■ Extracted data:
==============================

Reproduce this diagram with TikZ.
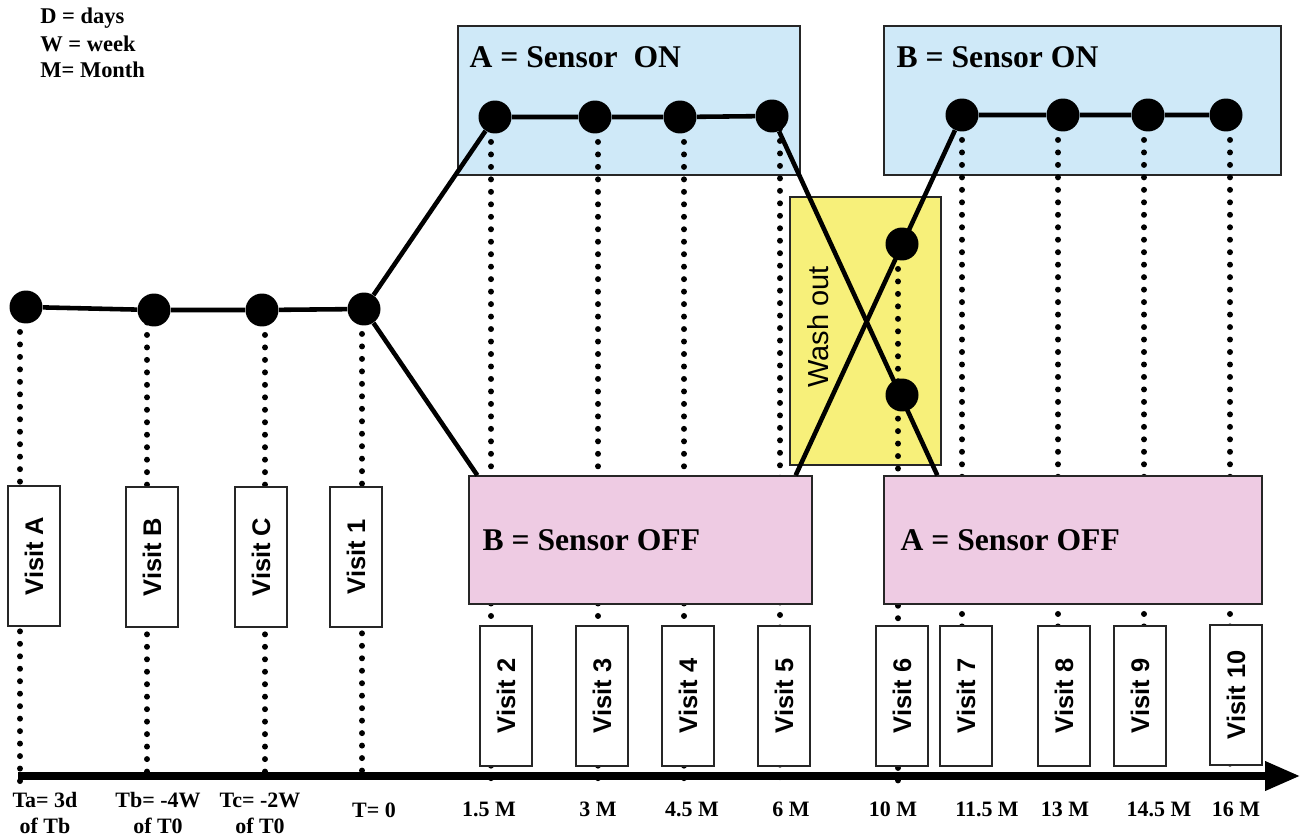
\documentclass[tikz,border=0pt]{standalone}
\usepackage{fontspec}
\setmainfont{Liberation Serif}
\setsansfont{Liberation Sans}
\usepackage{xcolor}
\usepackage{tikz}
\usetikzlibrary{positioning,calc,arrows.meta}
\definecolor{sensoron}{HTML}{CFE9F8}
\definecolor{sensoroff}{HTML}{EECBE3}
\definecolor{washout}{HTML}{F7F07A}

\begin{document}
\begin{tikzpicture}[
    x=0.02cm, y=-0.02cm,
    armbox/.style={draw=black!85, line width=0.8pt, inner sep=0pt},
    onbox/.style={armbox, fill=sensoron, minimum height=2.98cm},
    offbox/.style={armbox, fill=sensoroff, minimum height=2.56cm},
    washbox/.style={armbox, fill=washout, minimum width=3.02cm, minimum height=5.36cm},
    visit/.style={draw=black!85, line width=0.8pt, fill=white, rotate=90, minimum width=2.8cm, minimum height=1.04cm, inner sep=0pt, font=\sffamily\bfseries\fontsize{14.5}{16}\selectfont},
    vdot/.style={circle, fill=black, minimum size=0.66cm, inner sep=0pt},
    link/.style={line width=2.6pt},
    guide/.style={line width=3.4pt, line cap=round, dash pattern=on 0pt off 7.1pt},
    senslbl/.style={font=\bfseries\fontsize{18}{20}\selectfont, inner sep=0pt, anchor=west},
    tlbl/.style={font=\bfseries\fontsize{12.5}{14.8}\selectfont, align=center, inner sep=0pt},
    legend/.style={font=\bfseries\fontsize{12.8}{14}\selectfont, inner sep=0pt, anchor=west}
  ]
  \useasboundingbox (0,0) rectangle (1302,838);
  % legend
  \node[legend] (legd) at (40,18) {D = days};
  \node[legend] (legw) at (40,44) {W = week};
  \node[legend] (legm) at (40,70) {M= Month};
  % arm boxes behind the guides
  \node[onbox, minimum width=6.84cm] (aon) at (629,100.5) {};
  \node[onbox, minimum width=7.94cm] (bon) at (1082.5,100.5) {};
  \node[washbox] (wash) at (865.5,331) {};
  \node[font=\sffamily\fontsize{16.5}{18}\selectfont, rotate=90] (washlbl) at (818,327) {Wash out};
  \node[senslbl] (aonlbl) at ([xshift=0.24cm, yshift=-0.64cm]aon.north west) {A = Sensor\ \ ON};
  \node[senslbl] (bonlbl) at ([xshift=0.26cm, yshift=-0.64cm]bon.north west) {B = Sensor ON};
  % measurement points
  \node[vdot] (dA) at (26,307) {};
  \node[vdot] (dB) at (154,310) {};
  \node[vdot] (dC) at (262,310) {};
  \node[vdot] (d1) at (364,309) {};
  \node[vdot] (d2) at (495,117) {};
  \node[vdot] (d3) at (595,117) {};
  \node[vdot] (d4) at (680,117) {};
  \node[vdot] (d5) at (772,116) {};
  \node[vdot] (d6a) at (902,244) {};
  \node[vdot] (d6b) at (902,395) {};
  \node[vdot] (d7) at (962,115) {};
  \node[vdot] (d8) at (1063,115) {};
  \node[vdot] (d9) at (1148,115) {};
  \node[vdot] (d10) at (1226,115) {};
  % ticks on the time axis
  \coordinate (tA) at (20,783);
  \coordinate (tB) at (147,783);
  \coordinate (tC) at (265,783);
  \coordinate (t1) at (362,783);
  \coordinate (t2) at (491,783);
  \coordinate (t3) at (598,783);
  \coordinate (t4) at (684,783);
  \coordinate (t5) at (780,783);
  \coordinate (t6) at (898,783);
  \coordinate (t7) at (962,783);
  \coordinate (t8) at (1058,783);
  \coordinate (t9) at (1144,783);
  \coordinate (t10) at (1230,783);
  % guides down to the axis
  \draw[guide] (tA |- dA) -- (tA);
  \draw[guide] (tB |- dB) -- (tB);
  \draw[guide] (tC |- dC) -- (tC);
  \draw[guide] (t1 |- d1) -- (t1);
  \draw[guide] (t2 |- d2) -- (t2);
  \draw[guide] (t3 |- d3) -- (t3);
  \draw[guide] (t4 |- d4) -- (t4);
  \draw[guide] (t5 |- d5) -- (t5);
  \draw[guide] (t6 |- d6a) -- (t6);
  \draw[guide] (t7 |- d7) -- (t7);
  \draw[guide] (t8 |- d8) -- (t8);
  \draw[guide] (t9 |- d9) -- (t9);
  \draw[guide] (t10 |- d10) -- (t10);
  % off boxes in front of the guides
  \node[offbox, minimum width=6.86cm] (boff) at (640.5,540) {};
  \node[offbox, minimum width=7.56cm] (aoff) at (1073,540) {};
  \node[senslbl] (bofflbl) at ([xshift=0.28cm]boff.west) {B = Sensor OFF};
  \node[senslbl] (aofflbl) at ([xshift=0.34cm]aoff.west) {A = Sensor OFF};
  % arms
  \draw[link] (dA) -- (dB) -- (dC) -- (d1);
  \draw[link] (d1) -- (d2) -- (d3) -- (d4) -- (d5) -- ([xshift=1.08cm]aoff.north west);
  \draw[link] (d1) -- ([xshift=0.18cm]boff.north west);
  \draw[link] ([xshift=-0.34cm]boff.north east) -- (d7) -- (d8) -- (d9) -- (d10);
  % visits
  \node[visit] (vA) at (34,556) {Visit A};
  \node[visit] (vB) at (152,557) {Visit B};
  \node[visit] (vC) at (261,557) {Visit C};
  \node[visit] (v1) at (356,557) {Visit 1};
  \node[visit] (v2) at (506,696) {Visit 2};
  \node[visit] (v3) at (602,696) {Visit 3};
  \node[visit] (v4) at (688,696) {Visit 4};
  \node[visit] (v5) at (784,696) {Visit 5};
  \node[visit] (v6) at (902,696) {Visit 6};
  \node[visit] (v7) at (966,696) {Visit 7};
  \node[visit] (v8) at (1064,696) {Visit 8};
  \node[visit] (v9) at (1140,696) {Visit 9};
  \node[visit] (v10) at (1236,695) {Visit 10};
  % time axis
  \coordinate (axstart) at (18,776);
  \coordinate (axend) at (1300,776);
  \draw[line width=4pt, -{Triangle[length=0.7cm, width=0.56cm]}] (axstart) -- (axend);
  \node[tlbl] (lA) at (45,813) {Ta= 3d\\of Tb};
  \node[tlbl] (lB) at (158,813) {Tb= -4W\\of T0};
  \node[tlbl] (lC) at (260,813) {Tc= -2W\\of T0};
  \node[tlbl] (l1) at (374,810) {T= 0};
  \node[tlbl] (l2) at (489,809) {1.5 M};
  \node[tlbl] (l3) at (598,809) {3 M};
  \node[tlbl] (l4) at (692,809) {4.5 M};
  \node[tlbl] (l5) at (791,809) {6 M};
  \node[tlbl] (l6) at (893,809) {10 M};
  \node[tlbl] (l7) at (987,809) {11.5 M};
  \node[tlbl] (l8) at (1065,809) {13 M};
  \node[tlbl] (l9) at (1159,809) {14.5 M};
  \node[tlbl] (l10) at (1236,809) {16 M};
\end{tikzpicture}
\end{document}
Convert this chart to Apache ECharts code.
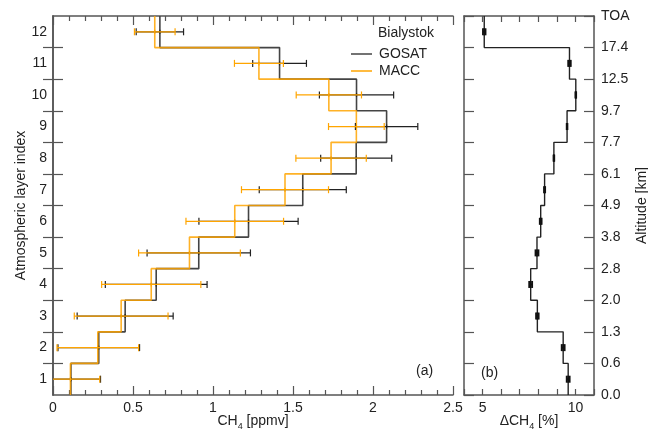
<!DOCTYPE html>
<html>
<head>
<meta charset="utf-8">
<script src="https://cdn.jsdelivr.net/npm/echarts@6.0.0/dist/echarts.min.js"></script>
<style>
  html, body { margin: 0; padding: 0; background: #fff; }
  #chart { width: 648px; height: 432px; }
</style>
</head>
<body>
<div id="chart"></div>
<script>
// capas atmosfericas 1..12
const layers = [1, 2, 3, 4, 5, 6, 7, 8, 9, 10, 11, 12];
const layerBounds = [1.5, 2.5, 3.5, 4.5, 5.5, 6.5, 7.5, 8.5, 9.5, 10.5, 11.5];

// CH4 [ppmv] por capa
const gosat    = [0.112, 0.286, 0.451, 0.645, 0.911, 1.222, 1.561, 1.895, 2.085, 1.897, 1.416, 0.668];
const gosatErr = [0.185, 0.255, 0.300, 0.318, 0.323, 0.310, 0.272, 0.222, 0.195, 0.232, 0.168, 0.148];
const macc     = [0.109, 0.280, 0.426, 0.614, 0.853, 1.136, 1.450, 1.738, 1.896, 1.724, 1.287, 0.636];
const maccErr  = [0.183, 0.255, 0.293, 0.310, 0.318, 0.305, 0.272, 0.220, 0.174, 0.204, 0.153, 0.127];

// diferencia relativa [%]
const deltaCh4 = [9.61, 9.34, 7.95, 7.59, 7.93, 8.13, 8.34, 8.84, 9.55, 10.02, 9.68, 5.09];
const deltaErr = [0.08, 0.08, 0.07, 0.08, 0.08, 0.05, 0.03, 0.02, 0.02, 0.02, 0.07, 0.07];

// altitud en los limites de capa
const altitudeLabels = ['0.0', '0.6', '1.3', '2.0', '2.8', '3.8', '4.9', '6.1', '7.7', '9.7', '12.5', '17.4', 'TOA'];

const FONT = "'Liberation Sans', Arial, sans-serif";
const FRAME = '#555';
const TEXT = '#222';
const GOSAT_COLOR = '#444';
const MACC_COLOR = '#ffa500';

const stepData = (vals) => {
  const out = [];
  vals.forEach((v, i) => {
    out.push([v, layers[i] - 0.5]);
    out.push([v, layers[i] + 0.5]);
  });
  return out;
};

const errData = (vals, errs) => vals.map((v, i) => [v - errs[i], v + errs[i], layers[i], v]);

// barras de error horizontales con remates
const errorBars = (capHalf, midHalf, width) => function (params, api) {
  const y = api.value(2);
  const lo = api.coord([api.value(0), y]);
  const hi = api.coord([api.value(1), y]);
  const mid = api.coord([api.value(3), y]);
  const style = { stroke: api.visual('color'), lineWidth: width, fill: null };
  return {
    type: 'group',
    children: [
      { type: 'line', shape: { x1: lo[0], y1: lo[1], x2: hi[0], y2: hi[1] }, style },
      { type: 'line', shape: { x1: lo[0], y1: lo[1] - capHalf, x2: lo[0], y2: lo[1] + capHalf }, style },
      { type: 'line', shape: { x1: hi[0], y1: hi[1] - capHalf, x2: hi[0], y2: hi[1] + capHalf }, style },
      { type: 'line', shape: { x1: mid[0], y1: mid[1] - midHalf, x2: mid[0], y2: mid[1] + midHalf }, style }
    ]
  };
};

const axisLine = { show: true, lineStyle: { color: FRAME, width: 1.5 } };
const tickLine = { color: FRAME, width: 1.2 };
const labelStyle = { color: TEXT, fontSize: 14, fontFamily: FONT };
const subRich = {
  n: { fontSize: 14, color: TEXT, fontFamily: FONT, lineHeight: 20, verticalAlign: 'middle' },
  s: { fontSize: 9, color: TEXT, fontFamily: FONT, lineHeight: 9, verticalAlign: 'bottom' }
};

const chart = echarts.init(document.getElementById('chart'));

chart.setOption({
  animation: false,
  textStyle: { fontFamily: FONT },
  grid: [
    { left: 53, top: 16, width: 400, height: 379, containLabel: false, outerBoundsMode: 'none' },
    { left: 464, top: 16, width: 130, height: 379, containLabel: false, outerBoundsMode: 'none' }
  ],
  legend: {
    orient: 'vertical',
    left: 346,
    top: 41,
    icon: 'rect',
    itemWidth: 21,
    itemHeight: 1.5,
    itemGap: 1,
    data: [
      { name: 'GOSAT', itemStyle: { color: GOSAT_COLOR } },
      { name: 'MACC', itemStyle: { color: MACC_COLOR } }
    ],
    textStyle: { color: TEXT, fontSize: 14, fontFamily: FONT, padding: [0, 0, 0, 2], lineHeight: 16 }
  },
  graphic: [
    { type: 'text', left: 378, top: 26, style: { text: 'Bialystok', fill: TEXT, font: '14px ' + FONT } },
    { type: 'text', left: 416, top: 364, style: { text: '(a)', fill: TEXT, font: '14px ' + FONT } },
    { type: 'text', left: 481, top: 366, style: { text: '(b)', fill: TEXT, font: '14px ' + FONT } }
  ],
  xAxis: [
    {
      gridIndex: 0, type: 'value', position: 'bottom', min: 0, max: 2.5, interval: 0.5,
      axisLine, axisTick: { inside: true, length: 9, lineStyle: tickLine },
      minorTick: { show: true, splitNumber: 5, length: 5, lineStyle: tickLine },
      splitLine: { show: false },
      axisLabel: Object.assign({ margin: 6 }, labelStyle),
      name: '{n|CH}{s|4}{n| [ppmv]}', nameLocation: 'middle', nameGap: 16, nameMoveOverlap: false,
      nameTextStyle: { rich: subRich }
    },
    {
      gridIndex: 0, type: 'value', position: 'top', min: 0, max: 2.5, interval: 0.5,
      axisLine, axisTick: { inside: true, length: 9, lineStyle: tickLine },
      minorTick: { show: true, splitNumber: 5, length: 5, lineStyle: tickLine },
      splitLine: { show: false }, axisLabel: { show: false }
    },
    {
      gridIndex: 1, type: 'value', position: 'bottom', min: 4, max: 11, interval: 1,
      axisLine, axisTick: { inside: true, length: 6, lineStyle: tickLine },
      splitLine: { show: false },
      axisLabel: Object.assign({ margin: 6, formatter: v => (v === 5 || v === 10) ? String(v) : '' }, labelStyle),
      name: '{n|ΔCH}{s|4}{n| [%]}', nameLocation: 'middle', nameGap: 16, nameMoveOverlap: false,
      nameTextStyle: { rich: subRich }
    },
    {
      gridIndex: 1, type: 'value', position: 'top', min: 4, max: 11, interval: 1,
      axisLine, axisTick: { inside: true, length: 6, lineStyle: tickLine },
      splitLine: { show: false }, axisLabel: { show: false }
    }
  ],
  yAxis: [
    {
      gridIndex: 0, type: 'value', position: 'left', min: 0.5, max: 12.5, interval: 1,
      axisLine, axisTick: { inside: true, length: 10, lineStyle: tickLine, customValues: layerBounds },
      splitLine: { show: false },
      axisLabel: Object.assign({ margin: 6, customValues: layers }, labelStyle),
      name: 'Atmospheric layer index', nameLocation: 'middle', nameGap: 25, nameRotate: 90, nameMoveOverlap: false,
      nameTextStyle: { color: TEXT, fontSize: 14, fontFamily: FONT }
    },
    {
      gridIndex: 0, type: 'value', position: 'right', min: 0.5, max: 12.5, interval: 1,
      axisLine, axisTick: { inside: true, length: 10, lineStyle: tickLine, customValues: layerBounds },
      splitLine: { show: false }, axisLabel: { show: false }
    },
    {
      gridIndex: 1, type: 'value', position: 'left', min: 0.5, max: 12.5, interval: 1,
      axisLine, axisTick: { inside: true, length: 10, lineStyle: tickLine },
      splitLine: { show: false }, axisLabel: { show: false }
    },
    {
      gridIndex: 1, type: 'value', position: 'right', min: 0.5, max: 12.5, interval: 1,
      axisLine, axisTick: { inside: true, length: 10, lineStyle: tickLine },
      splitLine: { show: false },
      axisLabel: Object.assign({ margin: 7, formatter: v => altitudeLabels[Math.round(v - 0.5)] }, labelStyle),
      name: 'Altitude [km]', nameLocation: 'middle', nameGap: 41, nameRotate: 90, nameMoveOverlap: false,
      nameTextStyle: { color: TEXT, fontSize: 14, fontFamily: FONT }
    }
  ],
  series: [
    {
      name: 'GOSAT', type: 'line', xAxisIndex: 0, yAxisIndex: 0, data: stepData(gosat),
      symbol: 'none', lineStyle: { color: GOSAT_COLOR, width: 1.6 }, itemStyle: { color: GOSAT_COLOR }, z: 2
    },
    {
      name: 'MACC', type: 'line', xAxisIndex: 0, yAxisIndex: 0, data: stepData(macc),
      symbol: 'none', lineStyle: { color: MACC_COLOR, width: 1.6, opacity: 0.85 }, itemStyle: { color: MACC_COLOR }, z: 3
    },
    {
      type: 'custom', xAxisIndex: 0, yAxisIndex: 0, data: errData(gosat, gosatErr),
      renderItem: errorBars(3.5, 2, 1.2), itemStyle: { color: '#222' }, clip: true, z: 4
    },
    {
      type: 'custom', xAxisIndex: 0, yAxisIndex: 0, data: errData(macc, maccErr),
      renderItem: errorBars(3.5, 2, 1.2), itemStyle: { color: MACC_COLOR }, clip: true, z: 5
    },
    {
      type: 'line', xAxisIndex: 2, yAxisIndex: 2, data: stepData(deltaCh4),
      symbol: 'none', lineStyle: { color: '#222', width: 1.4 }, z: 2
    },
    {
      type: 'custom', xAxisIndex: 2, yAxisIndex: 2, data: errData(deltaCh4, deltaErr),
      renderItem: errorBars(3.5, 3.5, 1.8), itemStyle: { color: '#111' }, clip: true, z: 4
    }
  ]
});
</script>
</body>
</html>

==============================

■ Instructions to follow:
Note every line above where the string "this" shows up, and copy those lines.

■ Finished exercise:
Reproduce this diagram with TikZ.
Convert this chart to Apache ECharts code.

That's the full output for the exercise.